In terms of the GGSA’s contribution to the fight against illegal mining, the DG said the authority was working with the Minerals Commission to delineate mineralised areas for small-scale and community miners.

 He observed that the delineation of the mineralised areas would promote responsible mining and curb the massive destruction of land through illegal mining.

He said the blocking out of mineralised lands would help to know the quantity of gold and the specific location, and whether it was economical to mine at the prevailing market price.

“You may assume that the whole portion is mineralised but you go and realise that it is only a small portion that contain the minerals.

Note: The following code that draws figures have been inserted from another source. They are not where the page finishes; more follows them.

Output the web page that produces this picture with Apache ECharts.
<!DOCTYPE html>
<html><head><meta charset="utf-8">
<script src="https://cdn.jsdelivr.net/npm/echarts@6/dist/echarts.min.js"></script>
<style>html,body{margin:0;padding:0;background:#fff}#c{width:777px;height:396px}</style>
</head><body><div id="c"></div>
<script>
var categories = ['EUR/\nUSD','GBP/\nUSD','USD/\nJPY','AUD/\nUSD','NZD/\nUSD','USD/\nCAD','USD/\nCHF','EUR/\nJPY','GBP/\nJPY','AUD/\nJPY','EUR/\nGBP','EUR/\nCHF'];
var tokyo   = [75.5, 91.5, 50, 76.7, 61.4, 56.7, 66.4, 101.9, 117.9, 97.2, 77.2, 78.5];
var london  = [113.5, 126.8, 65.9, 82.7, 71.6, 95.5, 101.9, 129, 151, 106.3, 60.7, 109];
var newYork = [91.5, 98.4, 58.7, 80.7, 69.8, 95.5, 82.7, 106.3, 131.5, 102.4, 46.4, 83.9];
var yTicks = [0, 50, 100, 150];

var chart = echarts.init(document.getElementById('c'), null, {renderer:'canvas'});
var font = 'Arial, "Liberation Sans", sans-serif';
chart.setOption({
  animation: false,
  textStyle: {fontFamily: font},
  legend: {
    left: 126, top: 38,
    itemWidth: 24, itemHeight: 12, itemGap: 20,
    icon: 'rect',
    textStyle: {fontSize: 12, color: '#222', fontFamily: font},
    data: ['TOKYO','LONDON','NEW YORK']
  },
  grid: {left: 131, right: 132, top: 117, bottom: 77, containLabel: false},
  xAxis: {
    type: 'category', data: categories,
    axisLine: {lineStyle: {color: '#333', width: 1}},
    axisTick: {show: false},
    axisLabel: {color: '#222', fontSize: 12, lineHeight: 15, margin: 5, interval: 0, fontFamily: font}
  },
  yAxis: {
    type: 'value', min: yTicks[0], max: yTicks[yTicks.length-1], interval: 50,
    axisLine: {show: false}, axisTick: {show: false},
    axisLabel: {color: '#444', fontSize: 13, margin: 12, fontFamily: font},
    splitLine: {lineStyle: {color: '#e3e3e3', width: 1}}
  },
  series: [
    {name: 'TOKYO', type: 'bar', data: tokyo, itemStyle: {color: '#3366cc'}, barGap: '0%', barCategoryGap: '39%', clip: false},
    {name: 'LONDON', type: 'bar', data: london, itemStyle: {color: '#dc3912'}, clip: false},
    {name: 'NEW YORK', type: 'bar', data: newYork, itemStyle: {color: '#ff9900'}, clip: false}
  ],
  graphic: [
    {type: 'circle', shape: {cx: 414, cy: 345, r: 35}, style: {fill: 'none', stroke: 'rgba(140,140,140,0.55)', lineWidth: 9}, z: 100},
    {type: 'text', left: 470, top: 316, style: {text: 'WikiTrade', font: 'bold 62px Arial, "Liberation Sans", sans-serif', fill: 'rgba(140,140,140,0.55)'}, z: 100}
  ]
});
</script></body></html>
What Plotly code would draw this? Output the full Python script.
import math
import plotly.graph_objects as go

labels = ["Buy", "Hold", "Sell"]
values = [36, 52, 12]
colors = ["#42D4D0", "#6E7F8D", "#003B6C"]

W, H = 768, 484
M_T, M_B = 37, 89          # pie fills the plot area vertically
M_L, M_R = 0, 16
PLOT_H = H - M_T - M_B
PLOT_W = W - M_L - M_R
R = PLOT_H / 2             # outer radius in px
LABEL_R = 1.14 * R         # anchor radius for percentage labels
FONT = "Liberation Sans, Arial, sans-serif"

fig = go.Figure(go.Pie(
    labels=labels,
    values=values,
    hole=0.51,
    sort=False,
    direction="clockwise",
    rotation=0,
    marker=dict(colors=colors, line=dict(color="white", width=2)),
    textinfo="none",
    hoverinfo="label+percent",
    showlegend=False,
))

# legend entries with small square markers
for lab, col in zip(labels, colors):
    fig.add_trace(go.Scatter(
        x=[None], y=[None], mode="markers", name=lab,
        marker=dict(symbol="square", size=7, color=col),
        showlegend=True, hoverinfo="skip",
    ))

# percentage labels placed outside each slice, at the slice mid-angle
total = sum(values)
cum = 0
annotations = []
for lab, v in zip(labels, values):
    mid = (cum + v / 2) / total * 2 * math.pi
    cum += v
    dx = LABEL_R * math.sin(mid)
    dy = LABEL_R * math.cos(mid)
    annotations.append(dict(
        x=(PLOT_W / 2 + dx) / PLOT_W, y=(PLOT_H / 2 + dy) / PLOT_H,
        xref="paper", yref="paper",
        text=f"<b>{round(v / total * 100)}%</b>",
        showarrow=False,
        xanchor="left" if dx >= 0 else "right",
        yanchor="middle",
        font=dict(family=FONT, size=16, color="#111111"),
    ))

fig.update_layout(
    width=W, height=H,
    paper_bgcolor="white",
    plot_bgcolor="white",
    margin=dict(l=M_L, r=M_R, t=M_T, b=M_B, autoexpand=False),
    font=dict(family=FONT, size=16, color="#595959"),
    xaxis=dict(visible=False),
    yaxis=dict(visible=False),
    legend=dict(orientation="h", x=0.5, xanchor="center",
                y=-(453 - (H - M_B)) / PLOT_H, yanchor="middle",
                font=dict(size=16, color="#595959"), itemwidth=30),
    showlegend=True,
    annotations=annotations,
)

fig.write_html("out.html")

Because you lack this information, you will continue digging the whole area.

If there was accurate geological information, you would have just dug a small area and saved the land from degradation,” he said.

Mr Mwinbelle said the GGSA had the needed human resource and expertise to do its work but it lacked funding and other resources to be able to deliver on that mandate.

Strategic plan

Mr Duker urged the GGSA to develop a 10-year strategic plan that would help the authority to deliver on its mandate.

He said the plan needed a clearly defined pattern that would assist the authority to achieve its long-term vision of being the centre of excellence for geoscience.

He added that the plan must contain technical operations, collaborations with local and international partners, capacity-building of the staff, systems to improve the core mandate of geological and geophysical investigations, as well as data generation and management.

“This plan is key because it will help us to take bold decisions to move the GGSA to the next level,” he stressed.

He underscored the need for the Minerals Development Fund (MDF) and the Minerals Income Investment Fund (MIIF) to be made a core part of the plan to help with the resources needed to promote responsible mining.

Mr Duker said the GGSA was a key state institution that would help to promote responsible mining in the country and must be given the attention it deserved.

“If an investor wants to come to the country and mine, the first port of call will be the GGSA, so the authority needs to put itself in a position that makes it to provide updated data for mining decisions,” he said.

The deputy minister gave an assurance that the government was prepared to support the GGSA with resources to deliver on its mandate.